Using Wide Format for Package Printing
Reed Hecht of Epson America points out the advantages of using wide-format inkjet printing for short-run applications, in part, aided by developments in solvent inkjet technology.August 2013 By Reed Hecht
Browsing store shelves and online shopping, we see product packaging that is far beyond humdrum packaging of the past. Brilliantly wrapped containers and printed packaging now capture the consumer's attention, full of dazzling effects, white and metallic inks, photorealistic quality, and vibrant colors.
While companies continue to use conventional processes, the industry cannot ignore the growing impact of wide-format printing in the label, plastic, corrugated, and folding carton markets. Some are boldly taking the leap into a new digital workflow, while others are making the transition by augmenting their existing processes.
Short-run and market-specific
With the advent of white and silver metallic inks and specialty media materials, package printing is starting to open its doors toward wide-format digital printing. Although analog presses still lead in package production printing, a growing number of shops also incorporate a wide-format inkjet printer for proofing and some small-run production jobs. Many have their eyes on cost-effective alternatives to their conventional presses for a variety of print jobs, especially for shorter runs and targeted markets. Digital label printing has taken hold, and there is the potential to expand into other applications for more profitability.

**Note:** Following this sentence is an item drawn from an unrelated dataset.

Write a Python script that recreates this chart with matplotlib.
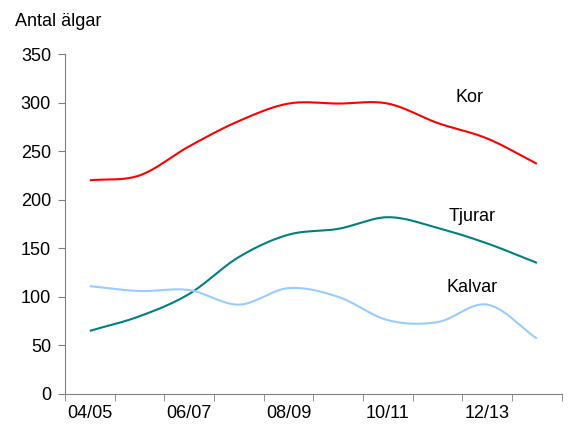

One print shop in particular recently recognized the value proposition of digital inkjet, and was ready to add more wide-format printers after only two months of use. The company had been using a relatively costly screen-printing process to produce white and metallic effects, and a wide-format printer helped to improve upon that process. In a world where brand managers increasingly want shorter runs to target markets, the shop was finding it difficult to justify the total cost of operation of using only conventional presses.
With digital printing, shops can now quickly produce package proofing, prototyping, or the final package at a fraction of the cost, whether a one-off mockup, 20 versions for the client to review, or limited production of a shrink-wrap to test market a specific region. Today, they are able to print packaging more easily and accurately, creating variations for short-term runs and test markets before taking the design to the big presses to produce higher volumes.
New solvent inks and media
The wide format trend is growing, especially with the development of solvent inkjet technology. With white and silver metallic inks, a new generation of 64-inch solvent printers has the capability to produce today's eye-catching package proofing, prototyping, and packaging. Shops can efficiently produce short-run labels using the printer, a laminator, and cutter. Now that solvent printers can do short-run production in this market, it's possible to create custom labels and packaging at high speeds for less cost.